Ready to shiver? Arctic air to put America on ice
Posted January 2, 2015
WASHINGTON — Much of America is about to get the Arctic shivers.
Meteorologists are confidently forecasting frigid polar air will plunge south into the northern plains, Midwest and then the East Coast from next Tuesday through Thursday. The Midwest should see temperatures well below zero, with single digit lows in much of the East and freezing temperatures as far south as Atlanta, New Orleans and parts of Florida.
The chill will set in for the Triangle late Sunday and continue through the first full week of January, said WRAL Chief Meteorologist Greg Fishel.
After a warm and windy Sunday when temperatures could reach 70 degrees, central North Carolina will start a pattern of days in the 40s and nights in the 20s.
Skies will be clear, though, so there is no threat for snow in the Triangle, Fishel said.
"It will be sunny but dry and very, very cold," he said.
National Weather Service meteorologist Paul Kocin, an expert on winter storms, said a classic pattern of massive blasts of Arctic air will hit just about everyone east of the Rockies.
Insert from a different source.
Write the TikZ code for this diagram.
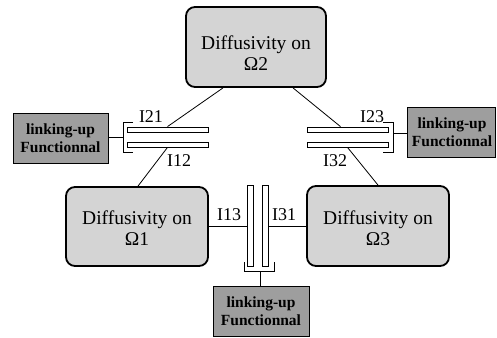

He said it will rival last year's January Arctic outbreak that introduced the phrase "polar vortex" to America.
"This is going to be a big cold outbreak, pretty windy as well," Kocin said. "It's going to drive all the way down south."
The wind and cold could mean wind-chill factors that will make the temperature feel like 30 degrees below zero — 50 degrees below zero in Minneapolis and Chicago, said meteorologist Ryan Maue of the private Weather Bell Analytics. He called it "old-timer's type of cold."
Kocin predicts a small Midwestern band of intense snow along with the cold, with some also in parts of the Northeast.
Even though it is several days in advance, meteorologists are pretty sure about this forecast. Kocin said many of the best computer models are saying the same thing.
This is all coming from cold air escaping from the Arctic. The center of the cold air will be around Quebec, Canada, where temperatures — not wind chill — may plunge as low as 40 degrees below zero, Maue said.